About-Bio

Jessica Brannon-Wranosky is the Distinguished Professor of Digital Humanities and History at Texas A&M University-Commerce. She received her Ph.D. in history from the University of North Texas. Dr. Wranosky specializes in women, gender and sexuality history and digital humanities applications.

Her research on women gaining the right to vote has been featured in a variety of formats, including —at the 2019 Organization of American Historians commemorative panel marking the century since the passage of the Nineteenth Amendment; as part of a symposium and connected year-long exhibit running June 2019 through August 2020 at the Bob Bullock Texas History Museum in Austin (https://www.thestoryoftexas.com/visit/exhibits/sister-suffragists ); a series by the Texas Standard radio show, “100 Years: Voices Of Women Voters” (http://www.texasstandard.org/100years/); an article she co-authored with Cecilia Gutierrez Venable, “To Lead and To Vote: Black Woman Suffragists and the NAACP in the South,” in the Summer/Fall 2019 issue of the The Black History Bulletin [a journal for educators published by the Association for the Study of African American Life and History]; and as editor of Texas Women and the Vote [an open source eBook published by the Texas State Historical Association] She has a forthcoming monograph book that focuses on the role Texas and Texans played in the woman suffrage movement at the southern regional and national levels.The PBS Documentary, Citizens At Last: Texas Women Fight for the Vote, produced by Ellen C. Temple and produced and directed by Nancy Schiesari, is based on pieces of the forthcoming book, as is the Humanities Texas travelling exhibit, Citizens At Last.

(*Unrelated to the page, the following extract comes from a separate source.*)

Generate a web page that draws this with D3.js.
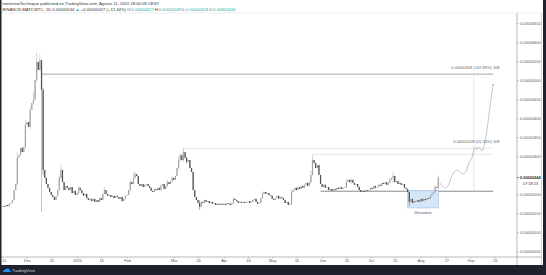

Other work by Dr. Wranosky has appeared in a number of academic journals, anthologies, and a variety of online digital publications and exhibits. Examples of her publications include Impeached: The Removal of Texas Governor James E. Ferguson, A Centennial Examination co-edited with Bruce A. Glasrud, (Texas A&M University Press, 2017); and essays by her in Texas Women: Their Histories, Their Lives in the Southern Women: Their Lives and Times Series (University of Georgia Press, 2015)—a 2016 winner of the Liz Carpenter Award and Discovering Texas History (Oklahoma University Press, 2014). From 2009-2014, she was the digital media author for W. W. Norton’s Give Me Liberty, the top selling U. S. History college textbook. She currently serves as the Project Director for the Handbook of Texas Women (https://texaswomen.tshaonline.org/), a statewide content development and public education project of the Texas State Historical Association.

Dr. Wranosky has received several awards for her research and contribution to the field including TSHA’s John H. Jenkins Award in 2015 and the Texas Oral History Association’s Best Article Award in 2016.